___ MATERIAL FOR THE TASK

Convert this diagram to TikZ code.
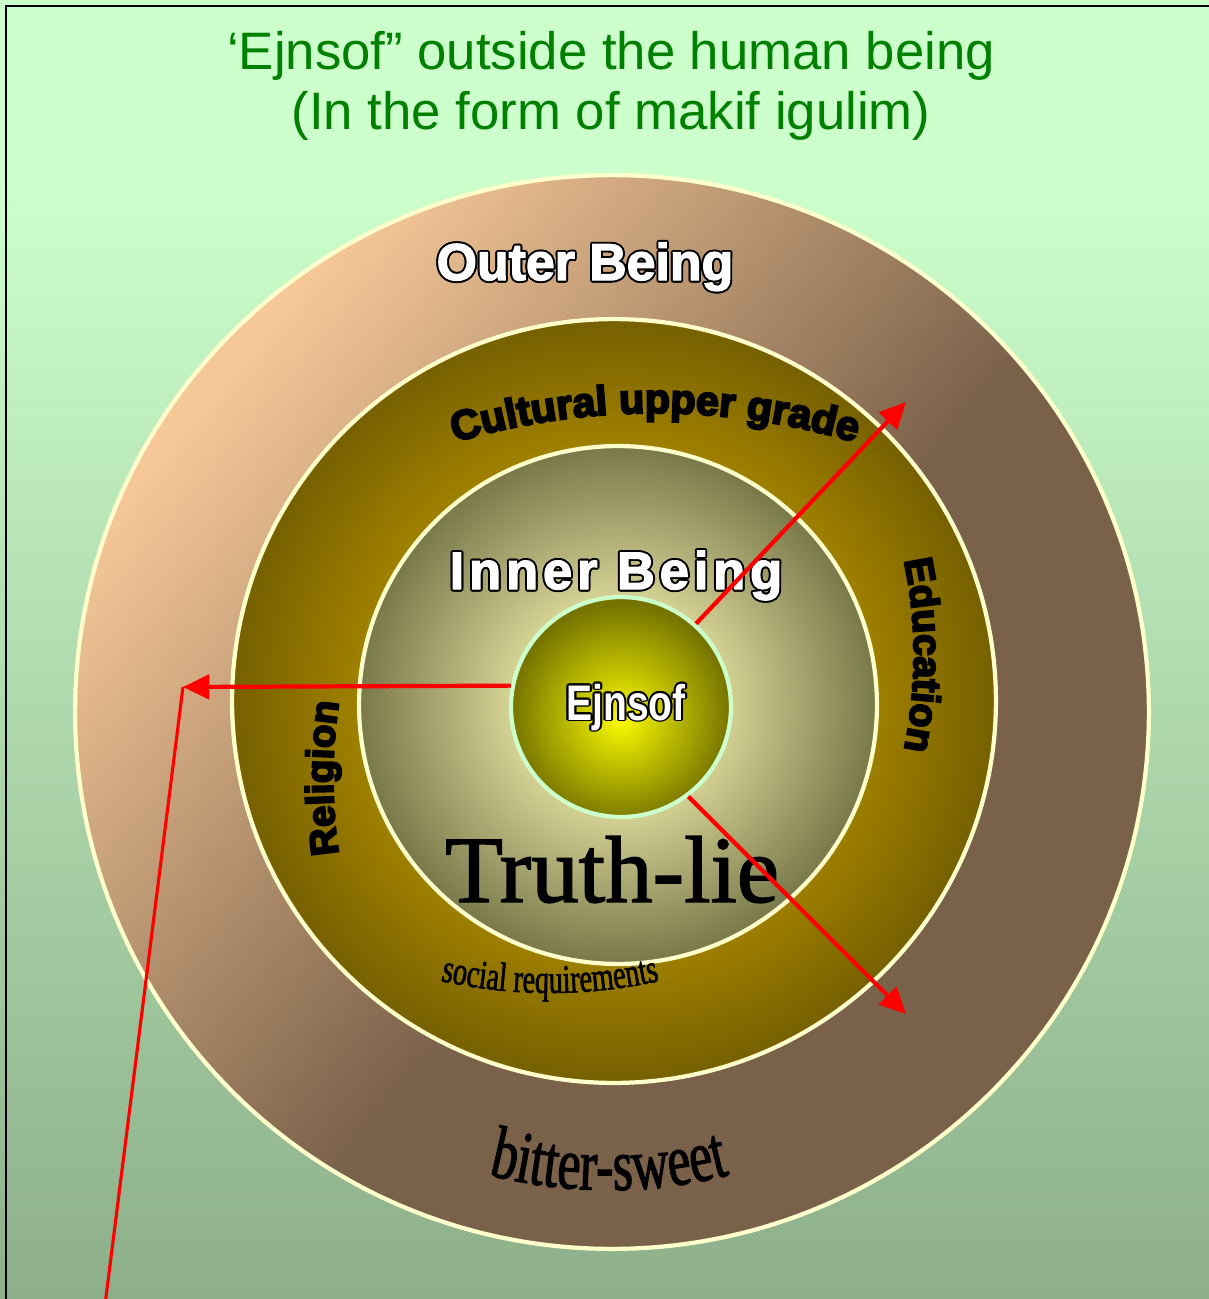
\documentclass[tikz,border=0pt]{standalone}
\usepackage{fontspec}
\setmainfont{Liberation Sans}
\newfontfamily\boldsans[FakeBold=2.5]{Liberation Sans Bold}
\newfontfamily\spacedsans[LetterSpace=9,FakeBold=2.5]{Liberation Sans Bold}
\newfontfamily\heavysans[FakeBold=5]{Liberation Sans Bold}
\newfontfamily\narrowsans[FakeStretch=0.78]{Liberation Sans Bold}
\newfontfamily\bookserif[FakeBold=1.5]{Liberation Serif}
\newfontfamily\narrowserif[FakeStretch=0.7,FakeBold=1.5]{Liberation Serif}
\usetikzlibrary{calc,arrows.meta,decorations.text}
\definecolor{bgtop}{RGB}{204,255,204}
\definecolor{bgbot}{RGB}{141,175,138}
\definecolor{titlegreen}{RGB}{0,128,0}
\definecolor{rim}{RGB}{255,255,204}
\definecolor{mint}{RGB}{204,255,204}
\definecolor{peach}{RGB}{246,200,152}
\definecolor{bark}{RGB}{122,97,74}
\definecolor{goldhi}{RGB}{158,127,0}
\definecolor{golddk}{RGB}{118,96,0}
\definecolor{palehi}{RGB}{240,236,170}
\definecolor{paledk}{RGB}{120,120,74}
\definecolor{yellowhi}{RGB}{250,250,0}
\definecolor{yellowdk}{RGB}{118,116,0}
\definecolor{rayred}{RGB}{255,0,0}
\pgfdeclareverticalshading{bgfill}{100bp}{color(0bp)=(bgbot); color(25bp)=(bgbot); color(68bp)=(bgtop); color(100bp)=(bgtop)}
\pgfdeclarehorizontalshading{outerfill}{100bp}{color(0bp)=(peach); color(26bp)=(peach); color(54bp)=(bark); color(100bp)=(bark)}
\pgfdeclareradialshading{culturefill}{\pgfpoint{0bp}{0bp}}{color(0bp)=(goldhi); color(17bp)=(goldhi); color(25bp)=(golddk); color(50bp)=(golddk)}
\pgfdeclareradialshading{innerfill}{\pgfpoint{0bp}{0bp}}{color(0bp)=(palehi); color(9bp)=(palehi!85!paledk); color(25bp)=(paledk); color(50bp)=(paledk)}
\pgfdeclareradialshading{ejnsoffill}{\pgfpoint{0bp}{-3bp}}{color(0bp)=(yellowhi); color(25bp)=(yellowdk); color(50bp)=(yellowdk)}
\tikzset{
  frame/.style={black,line width=1.2pt},
  titletext/.style={anchor=base,inner sep=0pt,text=titlegreen,font=\fontsize{30pt}{30pt}\selectfont},
  ring/.style={circle,inner sep=0pt,draw=rim,line width=2.4pt},
  outlineback/.style={anchor=base,inner sep=0pt,text=black},
  outlinefront/.style={anchor=base,inner sep=0pt,text=white},
  serifbig/.style={anchor=base,inner sep=0pt,text=black},
  rayarrow/.style={rayred,line width=2.4pt,-{Triangle[length=15pt,width=14pt]}},
  rayline/.style={rayred,line width=1.8pt},
}
\newcommand{\outlinelabel}[4]{%
  \foreach \a in {0,30,...,330}
    \node[outlineback,font=#3] (#1-\a) at ($(#2)+(\a:1.1pt)$) {#4};
  \node[outlinefront,font=#3] (#1) at (#2) {#4};
}
\begin{document}
\begin{tikzpicture}[x=0.02cm,y=-0.02cm]
  \useasboundingbox (0,0) rectangle (1209,1299);
  \clip (0,0) rectangle (1209,1299);
  \path[shading=bgfill] (0,0) rectangle (1209,1299);
  \draw[frame] (6,6) rectangle (1240,1330);
  \node[titletext] (title1) at (611,69) {‘Ejnsof” outside the human being};
  \node[titletext] (title2) at (611,129) {(In the form of makif igulim)};
  % rings
  \node[ring,minimum size=21.48cm,shading=outerfill,shading angle=-40] (outer) at (612,712) {};
  \node[ring,minimum size=15.28cm,shading=culturefill] (culture) at (614,701) {};
  \node[ring,minimum size=10.36cm,shading=innerfill] (inner) at (618,705) {};
  \node[ring,draw=mint,minimum size=4.4cm,shading=ejnsoffill] (ejnsof) at (621,707) {};
  % labels
  \outlinelabel{outerlbl}{585,280}{\boldsans\fontsize{29.5pt}{29.5pt}\selectfont}{Outer Being}
  \outlinelabel{innerlbl}{616,589}{\spacedsans\fontsize{30pt}{30pt}\selectfont}{Inner Being}
  \outlinelabel{ejnsoflbl}{626,720}{\narrowsans\fontsize{28.5pt}{28.5pt}\selectfont}{Ejnsof}
  \path[decorate,decoration={text along path,text align=center,text color=black,
      text={|\heavysans\fontsize{23.5pt}{23.5pt}\selectfont|Cultural upper grade}}]
    ($(655,1113)+(-112:700)$) arc[start angle=-112,end angle=-68,radius=700];
  \path[decorate,decoration={text along path,text align=center,text color=black,
      text={|\heavysans\fontsize{22.5pt}{22.5pt}\selectfont|Education}}]
    ($(454,655)+(-15:460)$) arc[start angle=-15,end angle=15,radius=460];
  \path[decorate,decoration={text along path,text align=center,text color=black,
      text={|\heavysans\fontsize{22pt}{22pt}\selectfont|Religion}}]
    ($(833,778)+(-195:500)$) arc[start angle=-195,end angle=-165,radius=500];
  \path[decorate,decoration={text along path,text align=center,text color=black,
      text={|\narrowserif\fontsize{23pt}{23pt}\selectfont|social requirements}}]
    ($(550,493)+(110:500)$) arc[start angle=110,end angle=70,radius=500];
  \path[decorate,decoration={text along path,text align=center,text color=black,
      text={|\narrowserif\fontsize{42pt}{42pt}\selectfont|bitter-sweet}}]
    ($(609,700)+(110:490)$) arc[start angle=110,end angle=70,radius=490];
  \node[serifbig,font=\bookserif\fontsize{54pt}{54pt}\selectfont] (truthlie) at (612,902) {Truth-lie};
  % rays
  \coordinate (netip) at (906,402);
  \coordinate (setip) at (906,1014);
  \coordinate (wtip) at (183,687);
  \coordinate (lowend) at (105,1305);
  \draw[rayarrow] (ejnsof.48) -- (netip);
  \draw[rayarrow] (ejnsof.-53) -- (setip);
  \draw[rayarrow] (ejnsof.169) -- (wtip);
  \draw[rayline] (lowend) -- (wtip);
\end{tikzpicture}
\end{document}
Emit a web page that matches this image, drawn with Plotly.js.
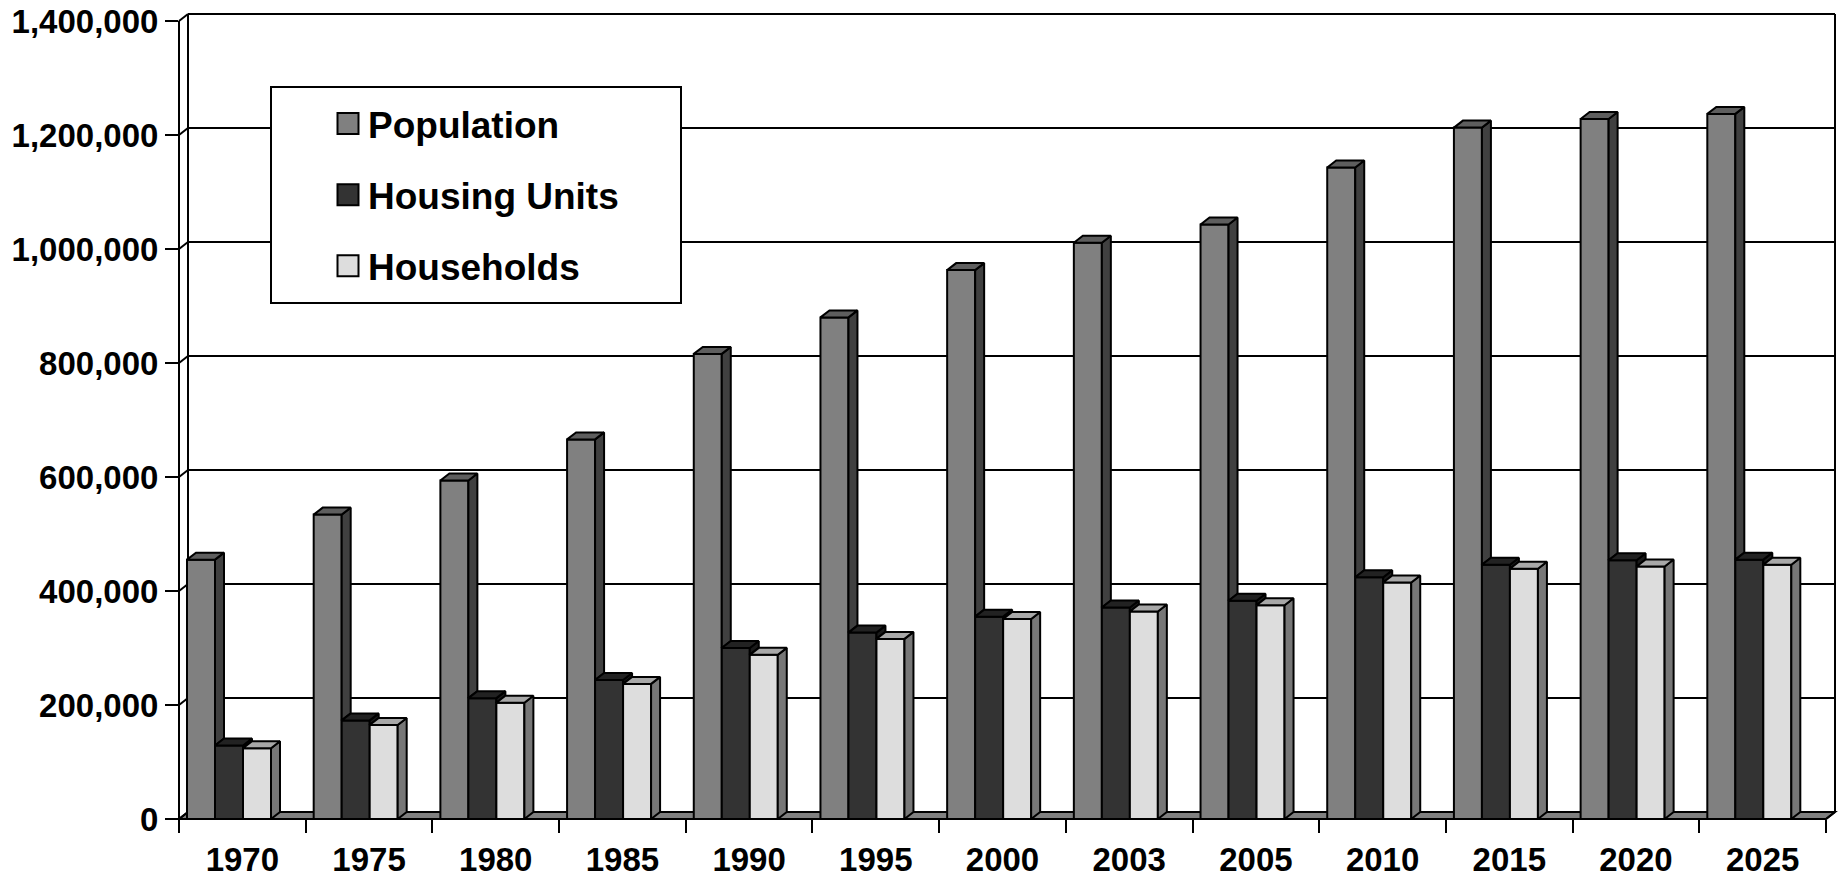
<!DOCTYPE html>
<html>
<head>
<meta charset="utf-8">
<script src="https://cdn.plot.ly/plotly-3.0.1.min.js"></script>
<style>
html,body{margin:0;padding:0;background:#fff;}
#chart{width:1843px;height:878px;}
</style>
</head>
<body>
<div id="chart"></div>
<script>
// ---- data ----
const years = ['1970','1975','1980','1985','1990','1995','2000','2003','2005','2010','2015','2020','2025'];
const population = [455000, 534000, 594000, 666000, 816000, 880000, 963000, 1011000, 1043000, 1143000, 1213000, 1228000, 1237000];
const housingUnits = [129000, 173000, 212000, 244000, 300000, 327000, 355000, 371000, 383000, 424000, 446000, 454000, 455000];
const households = [124000, 165000, 204000, 237000, 288000, 316000, 351000, 364000, 375000, 415000, 439000, 443000, 446000];
const seriesNames = ['Population', 'Housing Units', 'Households'];
const yTickVals = [0, 200000, 400000, 600000, 800000, 1000000, 1200000, 1400000];
const yTickText = ['0', '200,000', '400,000', '600,000', '800,000', '1,000,000', '1,200,000', '1,400,000'];

// ---- geometry / style ----
const W = 1843, H = 878;
const plotL = 179, plotR = 1835, plotT = 14, plotB = 819;
const frontR = 1826, frontTop = 21;
const depthX = 9, depthY = 7;
const nCat = years.length;
const catW = (frontR - plotL) / nCat;
const yMax = 1400000;
const pxPerUnit = (plotB - frontTop) / yMax;
const yRange = [0, (plotB - plotT) / pxPerUnit];
const xRange = [-0.5, -0.5 + (plotR - plotL) / catW];
const dX = depthX / catW, dY = depthY / pxPerUnit;
const barLeftPad = 8, barPx = 28;
const barW = barPx / catW;
const FONT = '"Liberation Sans", Arial, sans-serif';
const LW = 2;

const faceColors = [
  {front: '#808080', top: '#5e5e5e', side: '#404040'},
  {front: '#333333', top: '#222222', side: '#1a1a1a'},
  {front: '#dddddd', top: '#a8a8a8', side: '#777777'}
];
const seriesValues = [population, housingUnits, households];

const xs = years.map((_, i) => i);
const traces = [];

// front faces (bars)
seriesValues.forEach((vals, s) => {
  traces.push({
    type: 'bar', name: seriesNames[s], legendgroup: 'g' + s,
    x: xs, y: vals,
    width: barW, offset: -0.5 + (barLeftPad + s * barPx) / catW,
    marker: {color: faceColors[s].front, line: {color: '#000', width: LW}},
    hoverinfo: 'skip'
  });
});

// top and side faces (3D effect) built from data
seriesValues.forEach((vals, s) => {
  const off = -0.5 + (barLeftPad + s * barPx) / catW;
  const next = s < seriesValues.length - 1 ? seriesValues[s + 1] : null;
  const sx = [], sy = [], tx = [], ty = [];
  vals.forEach((v, i) => {
    const x0 = i + off, x1 = x0 + barW;
    const base = next ? next[i] : 0;
    sx.push(x1, x1, x1 + dX, x1 + dX, x1, null);
    sy.push(base, v, v + dY, base + dY, base, null);
    tx.push(x0, x0 + dX, x1 + dX, x1, x0, null);
    ty.push(v, v + dY, v + dY, v, v, null);
  });
  traces.push({
    type: 'scatter', mode: 'lines', x: sx, y: sy, fill: 'toself',
    fillcolor: faceColors[s].side, line: {color: '#000', width: LW},
    showlegend: false, hoverinfo: 'skip', legendgroup: 'g' + s
  });
  traces.push({
    type: 'scatter', mode: 'lines', x: tx, y: ty, fill: 'toself',
    fillcolor: faceColors[s].top, line: {color: '#000', width: LW},
    showlegend: false, hoverinfo: 'skip', legendgroup: 'g' + s
  });
});

// ---- frame shapes (pixel -> paper) ----
const px = p => (p - plotL) / (plotR - plotL);
const py = p => (plotB - p) / (plotB - plotT);
const line = (x0, y0, x1, y1, layer) => ({
  type: 'line', xref: 'paper', yref: 'paper',
  x0: px(x0), y0: py(y0), x1: px(x1), y1: py(y1),
  line: {color: '#000', width: LW}, layer: layer || 'below'
});
const shapes = [];
shapes.push({
  type: 'path', xref: 'paper', yref: 'paper', layer: 'below',
  path: `M${px(plotL)},${py(plotB)} L${px(frontR)},${py(plotB)} L${px(frontR + depthX)},${py(plotB - depthY)} L${px(plotL + depthX)},${py(plotB - depthY)} Z`,
  fillcolor: '#808080', line: {color: '#000', width: LW}
});
yTickVals.forEach(v => {
  const yF = plotB - v * pxPerUnit;
  shapes.push(line(plotL, yF, plotL + depthX, yF - depthY));
  shapes.push(line(plotL + depthX, yF - depthY, plotR, yF - depthY));
});
shapes.push(line(plotL + depthX, plotT, plotL + depthX, plotB - depthY));
shapes.push(line(plotR, plotT, plotR, plotB - depthY));
shapes.push(line(plotL, frontTop, plotL, plotB, 'above'));
shapes.push(line(plotL, plotB, frontR, plotB, 'above'));
shapes.push(line(frontR, plotB, frontR + depthX, plotB - depthY, 'above'));
shapes.push({
  type: 'rect', xref: 'paper', yref: 'paper', layer: 'above',
  x0: px(271), x1: px(681), y0: py(87), y1: py(303),
  fillcolor: '#fff', line: {color: '#000', width: LW}
});

const catBounds = [];
for (let i = 0; i <= nCat; i++) catBounds.push(i - 0.5);

const layout = {
  width: W, height: H,
  margin: {l: plotL, r: W - plotR, t: plotT, b: H - plotB, pad: 0},
  paper_bgcolor: '#fff', plot_bgcolor: 'rgba(0,0,0,0)',
  barmode: 'overlay',
  showlegend: true,
  font: {family: FONT, color: '#000'},
  xaxis: {
    range: xRange, showgrid: false, zeroline: false, showline: false,
    tickmode: 'array', tickvals: xs, ticktext: years,
    ticks: 'outside', ticklen: 11, tickcolor: 'rgba(0,0,0,0)',
    tickfont: {family: FONT, size: 33, weight: 'bold', color: '#000'},
    minor: {tickmode: 'array', tickvals: catBounds, ticks: 'outside', ticklen: 13, tickwidth: LW, tickcolor: '#000', showgrid: false},
    fixedrange: true
  },
  yaxis: {
    range: yRange, showgrid: false, zeroline: false, showline: false,
    tickmode: 'array', tickvals: yTickVals, ticktext: yTickText,
    ticks: 'outside', ticklen: 13, tickwidth: LW, tickcolor: '#000',
    tickfont: {family: FONT, size: 33, weight: 'bold', color: '#000'},
    fixedrange: true
  },
  legend: {
    x: px(328), xanchor: 'left', y: py(93), yanchor: 'top',
    bgcolor: 'rgba(0,0,0,0)', borderwidth: 0,
    font: {family: FONT, size: 37, weight: 'bold', color: '#000'},
    traceorder: 'grouped', tracegroupgap: 20,
    itemclick: false, itemdoubleclick: false
  },
  shapes: shapes,
  hovermode: false
};

Plotly.newPlot('chart', traces, layout, {displayModeBar: false, staticPlot: true}).then(gd => {
  gd.querySelectorAll('.legend .legendpoints path').forEach(p => {
    const t = p.getAttribute('transform') || '';
    p.setAttribute('transform', t + ' scale(1.75)');
    p.style.vectorEffect = 'non-scaling-stroke';
  });
});
</script>
</body>
</html>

______

SHORT PROBLEM: Go through the data and gather every line that holds "this".

SOLUTION TO THE EXERCISE:
Convert this diagram to TikZ code.
Emit a web page that matches this image, drawn with Plotly.js.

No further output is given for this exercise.